Data listing:
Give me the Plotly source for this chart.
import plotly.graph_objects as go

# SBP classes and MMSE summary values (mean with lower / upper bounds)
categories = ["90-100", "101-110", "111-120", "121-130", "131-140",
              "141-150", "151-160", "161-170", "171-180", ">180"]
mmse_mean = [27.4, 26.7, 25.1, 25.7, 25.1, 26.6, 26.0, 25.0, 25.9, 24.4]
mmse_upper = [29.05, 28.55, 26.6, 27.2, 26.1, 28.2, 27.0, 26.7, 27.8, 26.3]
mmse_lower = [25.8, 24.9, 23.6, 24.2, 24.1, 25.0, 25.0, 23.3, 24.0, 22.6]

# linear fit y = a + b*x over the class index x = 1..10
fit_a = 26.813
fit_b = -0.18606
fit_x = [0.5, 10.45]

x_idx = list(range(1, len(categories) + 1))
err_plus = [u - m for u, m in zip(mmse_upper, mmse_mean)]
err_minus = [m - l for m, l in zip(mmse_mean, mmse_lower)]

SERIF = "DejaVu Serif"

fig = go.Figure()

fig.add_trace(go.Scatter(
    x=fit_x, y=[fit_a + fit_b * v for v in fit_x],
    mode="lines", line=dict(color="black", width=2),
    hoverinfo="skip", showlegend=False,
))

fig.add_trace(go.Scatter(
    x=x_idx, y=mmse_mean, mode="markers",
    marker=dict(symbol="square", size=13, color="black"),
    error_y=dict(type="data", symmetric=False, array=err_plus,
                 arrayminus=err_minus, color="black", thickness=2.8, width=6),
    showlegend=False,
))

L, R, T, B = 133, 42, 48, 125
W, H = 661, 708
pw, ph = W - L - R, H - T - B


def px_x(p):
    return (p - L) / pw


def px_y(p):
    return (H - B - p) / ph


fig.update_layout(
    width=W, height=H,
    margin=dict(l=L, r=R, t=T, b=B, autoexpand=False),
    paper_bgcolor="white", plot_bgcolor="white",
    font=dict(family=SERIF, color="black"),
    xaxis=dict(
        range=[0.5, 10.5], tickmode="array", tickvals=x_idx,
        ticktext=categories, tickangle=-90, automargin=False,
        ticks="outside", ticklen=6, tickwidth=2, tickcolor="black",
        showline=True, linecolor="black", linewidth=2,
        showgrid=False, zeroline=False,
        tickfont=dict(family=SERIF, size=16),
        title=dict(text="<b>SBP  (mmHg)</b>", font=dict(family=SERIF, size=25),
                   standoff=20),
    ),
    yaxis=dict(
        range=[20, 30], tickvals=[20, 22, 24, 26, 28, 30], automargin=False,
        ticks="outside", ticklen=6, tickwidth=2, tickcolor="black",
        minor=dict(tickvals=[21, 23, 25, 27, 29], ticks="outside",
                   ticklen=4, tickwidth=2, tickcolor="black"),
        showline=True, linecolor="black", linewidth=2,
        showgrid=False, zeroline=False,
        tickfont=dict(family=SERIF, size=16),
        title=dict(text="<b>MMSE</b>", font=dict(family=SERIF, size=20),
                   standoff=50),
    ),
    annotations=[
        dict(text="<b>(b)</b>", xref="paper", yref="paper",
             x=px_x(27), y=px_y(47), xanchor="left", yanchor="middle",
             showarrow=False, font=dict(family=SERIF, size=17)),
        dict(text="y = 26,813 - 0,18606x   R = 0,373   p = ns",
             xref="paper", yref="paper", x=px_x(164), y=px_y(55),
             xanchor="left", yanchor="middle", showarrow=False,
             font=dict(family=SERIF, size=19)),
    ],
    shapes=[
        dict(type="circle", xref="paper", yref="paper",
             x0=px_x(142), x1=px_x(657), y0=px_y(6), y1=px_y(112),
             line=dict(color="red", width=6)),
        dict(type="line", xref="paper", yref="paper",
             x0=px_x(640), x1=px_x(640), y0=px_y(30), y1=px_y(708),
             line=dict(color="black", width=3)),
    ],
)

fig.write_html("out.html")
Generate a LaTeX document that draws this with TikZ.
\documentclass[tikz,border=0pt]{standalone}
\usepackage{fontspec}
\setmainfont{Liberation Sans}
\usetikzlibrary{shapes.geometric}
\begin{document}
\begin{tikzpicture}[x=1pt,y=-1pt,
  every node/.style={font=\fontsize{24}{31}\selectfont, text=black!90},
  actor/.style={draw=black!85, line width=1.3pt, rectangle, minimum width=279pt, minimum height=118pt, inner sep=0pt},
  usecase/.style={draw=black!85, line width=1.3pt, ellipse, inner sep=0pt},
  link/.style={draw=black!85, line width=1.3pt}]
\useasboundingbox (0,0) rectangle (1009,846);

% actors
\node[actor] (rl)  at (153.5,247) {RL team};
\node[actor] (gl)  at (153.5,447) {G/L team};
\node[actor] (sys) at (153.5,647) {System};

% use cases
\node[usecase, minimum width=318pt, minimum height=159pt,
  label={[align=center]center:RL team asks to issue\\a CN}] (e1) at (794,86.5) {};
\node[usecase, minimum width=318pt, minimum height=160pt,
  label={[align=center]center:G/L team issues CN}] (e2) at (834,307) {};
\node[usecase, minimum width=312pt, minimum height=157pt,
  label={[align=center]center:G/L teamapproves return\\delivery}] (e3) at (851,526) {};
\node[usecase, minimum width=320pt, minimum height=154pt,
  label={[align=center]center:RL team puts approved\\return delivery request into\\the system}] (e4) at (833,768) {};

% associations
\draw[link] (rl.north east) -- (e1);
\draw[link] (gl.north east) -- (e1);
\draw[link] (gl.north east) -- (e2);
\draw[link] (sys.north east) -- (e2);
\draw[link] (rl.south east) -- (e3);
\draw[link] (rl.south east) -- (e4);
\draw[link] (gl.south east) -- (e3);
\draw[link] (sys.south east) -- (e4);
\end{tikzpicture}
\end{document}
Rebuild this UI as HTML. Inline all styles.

Given request: Using the listing, say how many lines include the word "this", and add nothing else.

Solution: 3